Toplumsal barış ve bütünlüğün, huzur ve güvenin, ortak bir gelecek hayalinin yeniden yaratılabilmesi çok uzaklarda değil. Hiçbir şey için geç kalınmışta değil. Eğer isterseniz hayatı bir ucundan yakalama şansına sahipsiniz. "Sahibiz"…

Yeter ki umutlarımızı yitirmeyelim...

Yeter ki gülümseyin...

Yeter ki, bu gün benim günüm, diyerek kalkalım yatağımızdan...

Yaşanan değişimin olumsuz olduğunu düşünenler de var.
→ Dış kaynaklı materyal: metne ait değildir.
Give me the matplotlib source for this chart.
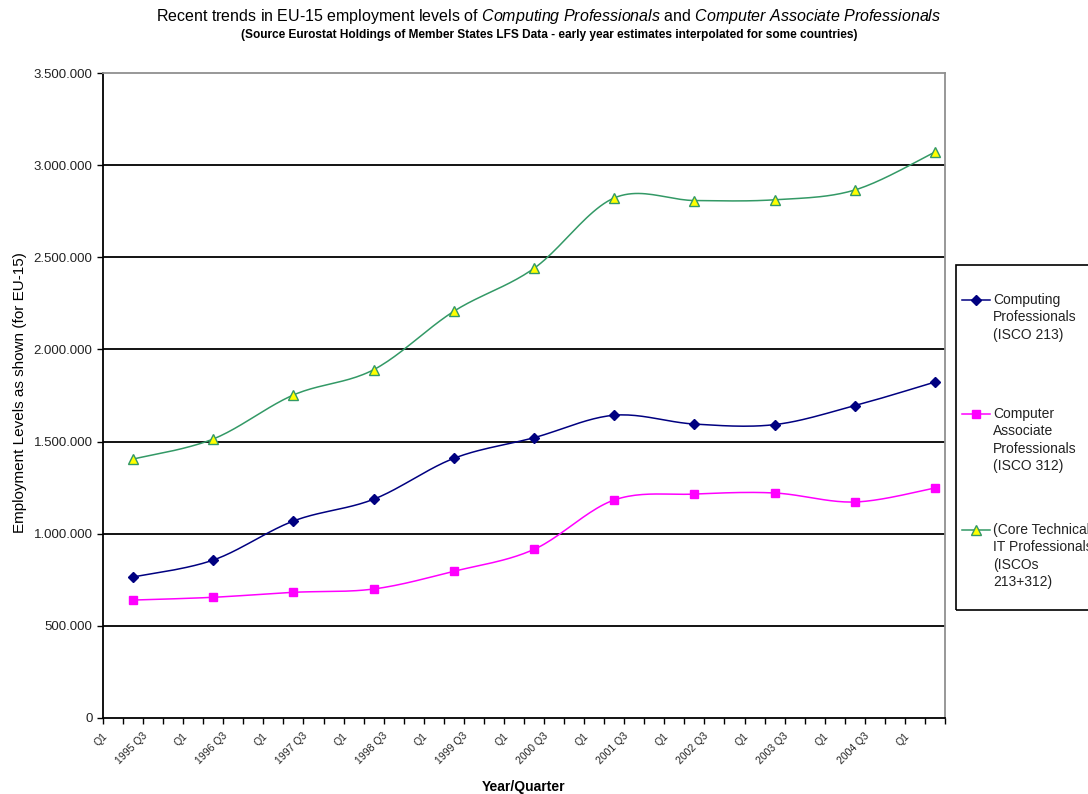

Bunları bir başka iktidarı kurmanın yolu olarak görenler de… Ama biz yine de umut ediyoruz. Ülkemiz için güzel şeyler olmasını, çocuklarımıza aydınlık bir Türkiye bırakmayı umut ediyoruz.

Malatya için de umudumuz var. Genel olarak bakıldığında umutlanmak için pek neden olmasa da umutluyuz.

Çok mu şey istiyoruz?

Mesela yağmur yağdığında Malatya’yı sel götürmesin. Sitemizin son yaz yağmurunda attığı başlıkta belirtildiği gibi “Malatya Venedik olmasın!”. Belediye başkanları son 20 senedir yaptıkları gibi “Malatya’nın altyapı sorunu çözüldü” diye gazetelere bülten geçmesin. Önce altyapıyı “gerçekten” halletsinler, bir yağmur yağsın, bakalım; altyapı sorununun çözüldüğüne dair “bülteni” biz kendimiz yazalım.

Ağaçlar kesilmesin. Malatya’yı yeşillendiriyoruz diye, şehrimizin havasına-suyuna uymayan “absürt” ağaçlar dikilmesin.

Malatya’yı yönetecekler-yönetenler şunun bunun adamı oldukları için değil, şunun-bunun önünde daha iyi eğilip, daha hızlı düğme ilikledikleri için değil, liyakat ölçülerine göre işbaşına gelsin. Aklı başında bir ülkede o kurumun kapısının önünden bile geçemeyecek kişiler biraz “nefisli” davranıp köşelerine çekilsinler.

Bu şehri yönetenler, bu şehrin insanları Malatya’nın Malatyaspor diye bir değerinin olduğunu artık fark etsinler. Malatyaspor’un tarihinin en kötü dönemini yaşadığını, ayağa kaldırılmasının çok ama çok zor olduğunu biliyoruz ama Malatya’ya Malatyaspor şart. Adıyla, sanıyla, canıyla, kanıyla, 1966’da kurulmuş, Soykanların, Mıh Osmanların, Celal Birsenlerin, malzemeci Bektaş Koçların Malatyaspor’u şart.

Biliyoruz çok şey istiyoruz; belki de hayalciyiz…

Ama umut işte!

Siz de Bir Ata Uçmayı Öğretebilir misiniz?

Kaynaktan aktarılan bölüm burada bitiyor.